I've oft talked about doing a "Bird of Prey game": that is, an all-female player game as a sort of experiment to see if that produced a different dynamic. For a gameworld specifically designed around female players, I've pondered a fantasy equivalent of post-WWII. With huge amounts of men dead, injured or away on long-term postings, there's a reason why a bunch of women might be moving into an otherwise male-dominated world.

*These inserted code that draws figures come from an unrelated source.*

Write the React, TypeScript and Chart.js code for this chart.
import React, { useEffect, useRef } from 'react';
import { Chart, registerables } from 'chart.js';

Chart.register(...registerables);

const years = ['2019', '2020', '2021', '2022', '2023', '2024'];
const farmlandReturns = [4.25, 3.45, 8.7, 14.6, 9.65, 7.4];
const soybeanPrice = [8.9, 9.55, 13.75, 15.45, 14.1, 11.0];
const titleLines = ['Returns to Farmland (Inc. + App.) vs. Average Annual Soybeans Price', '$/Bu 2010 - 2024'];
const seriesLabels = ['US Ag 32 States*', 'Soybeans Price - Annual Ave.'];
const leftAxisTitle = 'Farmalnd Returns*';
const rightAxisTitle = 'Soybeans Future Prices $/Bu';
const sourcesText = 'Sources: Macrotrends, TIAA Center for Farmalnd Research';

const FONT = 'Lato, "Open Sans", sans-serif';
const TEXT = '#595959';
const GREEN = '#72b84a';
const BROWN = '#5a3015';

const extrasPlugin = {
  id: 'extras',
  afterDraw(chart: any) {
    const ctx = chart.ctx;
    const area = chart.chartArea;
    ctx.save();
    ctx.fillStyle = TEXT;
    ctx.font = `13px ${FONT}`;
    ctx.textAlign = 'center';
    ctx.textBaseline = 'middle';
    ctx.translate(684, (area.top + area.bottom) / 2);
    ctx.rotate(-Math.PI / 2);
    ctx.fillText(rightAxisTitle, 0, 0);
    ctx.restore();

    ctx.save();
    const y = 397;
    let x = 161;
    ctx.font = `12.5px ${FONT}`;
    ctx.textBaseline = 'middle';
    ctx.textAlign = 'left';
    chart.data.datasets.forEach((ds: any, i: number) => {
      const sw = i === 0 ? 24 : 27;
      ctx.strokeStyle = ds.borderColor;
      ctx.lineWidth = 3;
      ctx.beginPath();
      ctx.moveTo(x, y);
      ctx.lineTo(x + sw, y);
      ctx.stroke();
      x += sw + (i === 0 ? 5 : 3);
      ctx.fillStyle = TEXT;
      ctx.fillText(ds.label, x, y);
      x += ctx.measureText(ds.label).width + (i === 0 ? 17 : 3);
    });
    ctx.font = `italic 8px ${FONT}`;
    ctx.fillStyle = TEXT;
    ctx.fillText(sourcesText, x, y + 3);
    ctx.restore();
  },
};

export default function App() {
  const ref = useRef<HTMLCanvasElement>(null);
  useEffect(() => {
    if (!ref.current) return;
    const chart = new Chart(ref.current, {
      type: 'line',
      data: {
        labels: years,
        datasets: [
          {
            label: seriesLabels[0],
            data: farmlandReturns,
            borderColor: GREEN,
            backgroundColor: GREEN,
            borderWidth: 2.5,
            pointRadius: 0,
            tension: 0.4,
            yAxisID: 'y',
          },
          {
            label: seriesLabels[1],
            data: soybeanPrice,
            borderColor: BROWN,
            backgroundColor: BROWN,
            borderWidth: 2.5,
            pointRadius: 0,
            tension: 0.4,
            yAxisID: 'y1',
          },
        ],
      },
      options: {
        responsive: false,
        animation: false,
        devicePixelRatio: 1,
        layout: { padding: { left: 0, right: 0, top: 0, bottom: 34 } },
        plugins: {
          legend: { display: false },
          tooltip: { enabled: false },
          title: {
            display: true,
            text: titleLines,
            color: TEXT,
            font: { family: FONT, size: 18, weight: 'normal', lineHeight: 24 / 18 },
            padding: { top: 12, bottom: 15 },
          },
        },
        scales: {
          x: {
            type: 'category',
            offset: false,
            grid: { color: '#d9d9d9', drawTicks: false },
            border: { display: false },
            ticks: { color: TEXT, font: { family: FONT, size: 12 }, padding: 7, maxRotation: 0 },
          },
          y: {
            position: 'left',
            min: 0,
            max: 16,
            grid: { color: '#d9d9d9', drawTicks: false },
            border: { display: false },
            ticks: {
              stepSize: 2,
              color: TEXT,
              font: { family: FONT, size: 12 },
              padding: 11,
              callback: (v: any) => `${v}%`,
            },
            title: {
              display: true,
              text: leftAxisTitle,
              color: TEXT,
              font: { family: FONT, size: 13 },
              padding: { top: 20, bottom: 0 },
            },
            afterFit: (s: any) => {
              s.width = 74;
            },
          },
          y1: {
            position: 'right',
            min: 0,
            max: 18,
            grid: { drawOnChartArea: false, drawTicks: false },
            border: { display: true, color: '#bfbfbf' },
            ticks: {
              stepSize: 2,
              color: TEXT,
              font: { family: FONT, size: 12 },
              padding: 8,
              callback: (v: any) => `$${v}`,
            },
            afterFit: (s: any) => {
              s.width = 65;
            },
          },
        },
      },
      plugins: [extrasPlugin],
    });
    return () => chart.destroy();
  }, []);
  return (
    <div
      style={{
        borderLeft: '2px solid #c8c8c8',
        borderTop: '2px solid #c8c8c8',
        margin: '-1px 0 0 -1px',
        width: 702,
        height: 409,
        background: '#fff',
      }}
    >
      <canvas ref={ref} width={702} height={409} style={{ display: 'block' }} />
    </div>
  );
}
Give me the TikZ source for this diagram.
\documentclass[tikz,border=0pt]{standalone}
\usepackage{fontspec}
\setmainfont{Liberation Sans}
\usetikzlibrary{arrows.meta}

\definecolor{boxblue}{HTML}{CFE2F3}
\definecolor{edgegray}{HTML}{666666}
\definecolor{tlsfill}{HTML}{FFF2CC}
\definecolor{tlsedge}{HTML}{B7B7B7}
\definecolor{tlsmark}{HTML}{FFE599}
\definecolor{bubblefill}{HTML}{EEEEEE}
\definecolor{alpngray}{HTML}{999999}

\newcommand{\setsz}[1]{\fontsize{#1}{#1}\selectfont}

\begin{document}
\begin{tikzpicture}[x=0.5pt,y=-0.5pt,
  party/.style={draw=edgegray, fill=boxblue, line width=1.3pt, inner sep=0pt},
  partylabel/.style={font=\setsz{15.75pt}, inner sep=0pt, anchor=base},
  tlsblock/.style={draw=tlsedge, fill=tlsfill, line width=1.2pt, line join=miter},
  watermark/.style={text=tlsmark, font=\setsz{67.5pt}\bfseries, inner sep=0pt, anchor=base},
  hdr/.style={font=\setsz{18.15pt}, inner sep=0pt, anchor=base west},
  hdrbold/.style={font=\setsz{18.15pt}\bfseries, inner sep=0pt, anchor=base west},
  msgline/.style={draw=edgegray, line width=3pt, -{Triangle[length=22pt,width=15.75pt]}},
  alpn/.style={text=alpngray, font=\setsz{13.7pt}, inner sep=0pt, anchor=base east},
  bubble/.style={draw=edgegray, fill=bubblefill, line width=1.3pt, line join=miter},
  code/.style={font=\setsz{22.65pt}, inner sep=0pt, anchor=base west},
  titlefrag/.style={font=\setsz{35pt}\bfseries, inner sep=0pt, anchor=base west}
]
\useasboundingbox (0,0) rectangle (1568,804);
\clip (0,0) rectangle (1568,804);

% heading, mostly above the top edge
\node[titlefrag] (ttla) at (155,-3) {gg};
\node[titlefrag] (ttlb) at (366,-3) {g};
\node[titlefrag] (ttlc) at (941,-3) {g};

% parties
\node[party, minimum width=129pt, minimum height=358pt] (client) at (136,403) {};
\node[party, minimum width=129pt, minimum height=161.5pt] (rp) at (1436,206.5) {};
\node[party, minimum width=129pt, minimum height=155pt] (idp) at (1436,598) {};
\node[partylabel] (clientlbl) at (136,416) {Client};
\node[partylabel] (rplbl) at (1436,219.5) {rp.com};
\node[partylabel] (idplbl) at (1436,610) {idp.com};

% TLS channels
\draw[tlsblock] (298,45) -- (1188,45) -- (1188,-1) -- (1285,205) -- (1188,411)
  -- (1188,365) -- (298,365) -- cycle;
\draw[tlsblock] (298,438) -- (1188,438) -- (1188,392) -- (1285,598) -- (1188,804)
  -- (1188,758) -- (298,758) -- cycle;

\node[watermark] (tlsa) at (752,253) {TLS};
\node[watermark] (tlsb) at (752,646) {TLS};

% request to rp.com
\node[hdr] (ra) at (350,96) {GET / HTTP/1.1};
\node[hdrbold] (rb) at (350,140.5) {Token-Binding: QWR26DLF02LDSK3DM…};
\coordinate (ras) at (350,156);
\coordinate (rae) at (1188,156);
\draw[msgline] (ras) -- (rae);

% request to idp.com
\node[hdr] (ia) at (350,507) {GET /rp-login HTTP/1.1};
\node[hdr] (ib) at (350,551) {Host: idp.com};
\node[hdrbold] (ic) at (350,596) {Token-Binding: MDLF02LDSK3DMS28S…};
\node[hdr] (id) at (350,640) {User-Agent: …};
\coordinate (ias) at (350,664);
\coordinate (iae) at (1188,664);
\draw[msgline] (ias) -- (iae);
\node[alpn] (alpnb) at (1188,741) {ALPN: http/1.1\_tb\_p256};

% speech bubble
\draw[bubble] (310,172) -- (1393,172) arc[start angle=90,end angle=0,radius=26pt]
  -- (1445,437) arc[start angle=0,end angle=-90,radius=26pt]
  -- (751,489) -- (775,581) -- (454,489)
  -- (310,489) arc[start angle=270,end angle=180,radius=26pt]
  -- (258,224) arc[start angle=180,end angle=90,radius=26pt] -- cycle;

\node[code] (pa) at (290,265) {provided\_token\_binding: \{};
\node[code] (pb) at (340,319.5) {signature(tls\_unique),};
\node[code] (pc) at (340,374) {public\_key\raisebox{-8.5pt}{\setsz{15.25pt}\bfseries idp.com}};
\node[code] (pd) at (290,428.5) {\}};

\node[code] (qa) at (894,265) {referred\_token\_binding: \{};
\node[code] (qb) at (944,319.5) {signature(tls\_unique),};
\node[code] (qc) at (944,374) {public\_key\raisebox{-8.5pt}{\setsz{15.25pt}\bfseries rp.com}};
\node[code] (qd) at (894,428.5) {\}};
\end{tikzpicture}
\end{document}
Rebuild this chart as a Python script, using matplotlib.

Also - have you heard of Courtesans: Sex & Society? While the subject matter makes it potentially awkward (as does the more PvP element) it's a game where players all play women and arguably quite powerful, interesting women who aren't afraid of ruffling a few feathers. Running it with male players would probably be a struggle due to the sexual tones, but I think a mostly or all-female group would probably see the funny side of narrating that kind of thing. (Men might think about sex all the time, but it seems to be only women who want to talk about it. :-) )

Doug Wall said...

You don't really need to go very far to justify an all-female party. If you're going to insist on a traditional fantasy male-dominated setting, then these adventurous women are audacious exceptions (like most adventurers are anyway). And of course, the fun of fantasy worlds is that they don't always have to conform to our world in any real way. You could present your female adventurers in a matriarchal society or even a *gasp* egalitarian one.

Nezumi said...

Just wanted to let you know that it's sort of come out that the person behind Heartbreaks & Heroines sexually harassed and raped a trans man, resulting in the project being cancelled. Turns out people don't much want a "feminist" RPG from someone who seems to hold contempt for the concept of consent.